– Вот представьте: вы гуляете… хорошая погодка… солнышко светит ясное… или едете по делам, – грозно-игриво начала инструктаж Таня, как только подтянулись еще трое невнятных секретарей школьных ячеек, – и вдруг, в центре Москвы к вам подходит, вежливенький такой… – Таня гримасничала, интересно вытягивая губы и с удовольствием рассматривая мельком маленькие свои шустрые, растопыренные в сантиметре от поверхности стола, играющие пальцы – как будто светло-розовый лак на тупых недлинных ногтях еще не успел просохнуть, – …иностранец. И невзначай заводит разговор о том, что в СССР нет свободных выборов, монополия одной партии, нет свободных газет и телеканалов, и что выехать за рубеж граждане СССР не могут. Вот представьте себе, что я – этот иностранец. Что вы ему на это скажете?

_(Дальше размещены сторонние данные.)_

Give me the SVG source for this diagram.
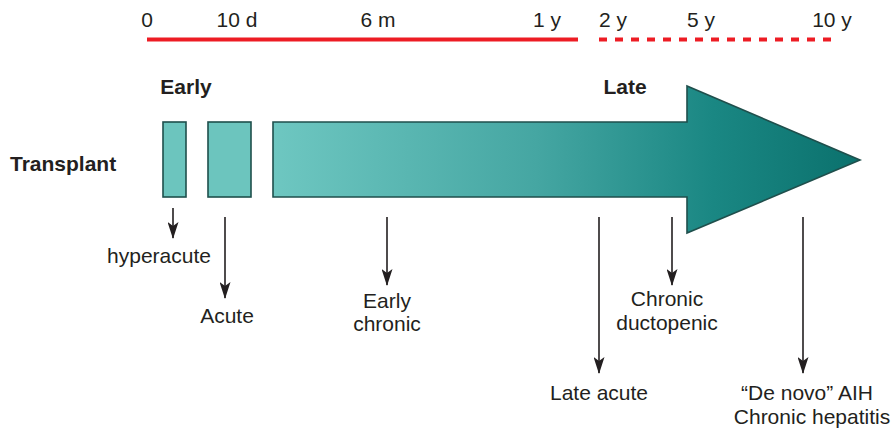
<svg xmlns="http://www.w3.org/2000/svg" width="893" height="431" viewBox="0 0 893 431">
<defs>
<style>
text{font-family:"Liberation Sans",Arial,sans-serif;font-size:21px;fill:#231f20}
.b{font-weight:bold}
.m{text-anchor:middle}
.box{fill:#6cc5be;stroke:#1f4f4c;stroke-width:1.6}
.con{stroke:#231f20;stroke-width:1.6;fill:none}
</style>
<linearGradient id="g" gradientUnits="userSpaceOnUse" x1="273" y1="0" x2="860" y2="0">
<stop offset="0" stop-color="#6ec7c1"/>
<stop offset="0.45" stop-color="#45a6a2"/>
<stop offset="0.75" stop-color="#1a8783"/>
<stop offset="1" stop-color="#0b716d"/>
</linearGradient>
<marker id="ah" markerWidth="17" markerHeight="11" refX="16" refY="5.5" orient="auto" markerUnits="userSpaceOnUse">
<path d="M0,0 L17,5.5 L0,11 L4,5.5 Z" fill="#231f20"/>
</marker>
</defs>
<g id="timeline">
<line x1="147" y1="39.5" x2="578" y2="39.5" stroke="#ed1c24" stroke-width="4"/>
<line x1="599" y1="39.5" x2="831" y2="39.5" stroke="#ed1c24" stroke-width="4" stroke-dasharray="8 8"/>
<text x="147" y="27" class="m">0</text>
<text x="237" y="27" class="m">10 d</text>
<text x="378" y="27" class="m">6 m</text>
<text x="547" y="27" class="m">1 y</text>
<text x="613" y="27" class="m">2 y</text>
<text x="701" y="27" class="m">5 y</text>
<text x="832" y="27" class="m">10 y</text>
</g>
<g id="labels">
<text x="186" y="94" class="b m">Early</text>
<text x="625" y="94" class="b m">Late</text>
<text x="10" y="171" class="b">Transplant</text>
</g>
<g id="box-hyperacute"><rect x="163" y="122" width="23" height="75" class="box"/></g>
<g id="box-acute"><rect x="208" y="122" width="43" height="75" class="box"/></g>
<g id="big-arrow"><path d="M273,122 L687,122 L687,86 L860,160 L687,233 L687,197 L273,197 Z" fill="url(#g)" stroke="#1f4f4c" stroke-width="1.6"/></g>
<g id="connectors" class="con" marker-end="url(#ah)">
<line x1="173" y1="208" x2="173" y2="238" class="con" marker-end="url(#ah)"/>
<line x1="225" y1="217" x2="225" y2="298" class="con" marker-end="url(#ah)"/>
<line x1="387" y1="217" x2="387" y2="285" class="con" marker-end="url(#ah)"/>
<line x1="599" y1="217" x2="599" y2="373" class="con" marker-end="url(#ah)"/>
<line x1="672" y1="217" x2="672" y2="285" class="con" marker-end="url(#ah)"/>
<line x1="803" y1="217" x2="803" y2="373" class="con" marker-end="url(#ah)"/>
</g>
<g id="n-hyperacute"><text x="159" y="263" class="m">hyperacute</text></g>
<g id="n-acute"><text x="227" y="323" class="m">Acute</text></g>
<g id="n-early-chronic"><text x="387" y="308" class="m">Early</text><text x="387" y="331" class="m">chronic</text></g>
<g id="n-late-acute"><text x="599" y="400" class="m">Late acute</text></g>
<g id="n-chronic-ductopenic"><text x="667" y="306" class="m">Chronic</text><text x="667" y="330" class="m">ductopenic</text></g>
<g id="n-denovo"><text x="807" y="400" class="m">“De novo” AIH</text><text x="812" y="424" class="m">Chronic hepatitis</text></g>
</svg>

– Как что?! Скажу что все правильно, что всё так и есть, как он говорит! – не выдержал Дьюрька.
– Ну, а дальше что вы скажете? – заинтересовалась Таня, сощурив серые глаза, явно ожидая, что за Дьюрькиным предложением кроется какой-то изящный идеологический ход опытного молодого комсомольского пропагандиста.
– А чего еще дальше-то говорить? – сломал Дьюрька весь кайф. – Скажу, что абсолютно всё, по пунктам, чистая правда – всё, как он сказал!
«Короче, аттракцион кончился не успев начаться – Дьюрьку выпихали оттуда через секунду с криками, и я даже повеселиться не успела», – жаловалась Елена на следующий день Крутакову на Пушкинской, сдавая ему, досрочно, неинтересный, дуболомно-прямолинейный оруэлловский «Скотский хутор» западно-германского издания.
А потом Аня Ганина, прыская от смеха, рассказала ей, что на алгебре Ленор Виссарионовна хватилась: «Где же это у нас Елена и Дьюрька? А? Голубки! Я их на первой перемене в коридоре видела!» – «А они в райком поехали! В райком! Это у нас так теперь называется!» – не задумываясь, выдал, издевательски корячась, грубый прыщавый Захар, явно уверенный, что на самом-то деле у Елены с Дьюрькой – роман. (Этой, впрочем, части истории, Елена Крутакову пересказать не решилась.)
А затея с Кагановичем так как-то и развеялась сама собой: веснушчатая Фрося Жмых, одноклассница их, детство проведшая в советской дип-резервации в одной из азиатских стран, и кичащаяся какими-то (кажется выдуманными) номенклатурными связями родителей, дразня Дьюрьку, заслышав как-то после физики (благо Дьюрька, обсуждая полюбившиеся идеи, не просто не стеснялся и не прятался, а орал на весь класс) о его прожектах, насмешливо выцедила:
– Подумаешь! Видала я этого Кагановича сто раз! Видела, как он собаку свою выгуливает – московскую сторожевую. У него огромный пёс такой.
– Врешь! – возмутился Дьюрька, подскочив к ней. – Где это ты его видела?!
– А на Фрунзенской набережной! – небрежно бросила Фрося Жмых, высоко заложив ногу на ногу в красном замшевом мокасине и мелко-мелко часто-часто тряся икрой. – Он там собаку свою выгуливает. Ньюфаундленда.
– Брешешь ты все! – разорался Дьюрька, стоя между партами в проходе и мощно размахивая в кулаке своей дерматиновой сумкой (опять хлястик от заплечного ремня сорвался), с такой амплитудой, как будто собирался наподдать собеседнице со всей силы. – Ты же только что сказала «московскую сторожевую», а не ньюфаундленда!
Тем не менее, видение трясущегося старикашки на Фрунзенской набережной, нераскаявшегося экс-палача, прячущегося на прогулках за пса, – да и сама Жмых, через губу обыденно об этом рассказывающая, – внесли во всю эту историю какой-то дополнительной невыносимой пошлости – и после этого даже и сам Дьюрька к идее навестить сталинского преступника поостыл.
Словом, блеснуть перед Крутаковым было почти нечем.
И поэтому, когда, уже перед самыми зимними каникулами, Елене вдруг позвонил мальчик-хамелеон из университетской школы юного журналиста (которого, с его занудной бессменной фонетикой, Елена уже почти было позабросила – ввиду гораздо более экзотических развлечений), и сказал, что университет направляет их на стажировку в советские газеты, да еще и добавил, что ей, по какому-то комическому жребию, досталось направление в популярное издание со звонким комсомольским названием, Елена, предвидя скандальное приключение, тут же согласилась, думая про себя: «Наконец-то будет чем щегольнуть перед Крутаковым, чтобы этот наглец прекратил считать меня ребенком!»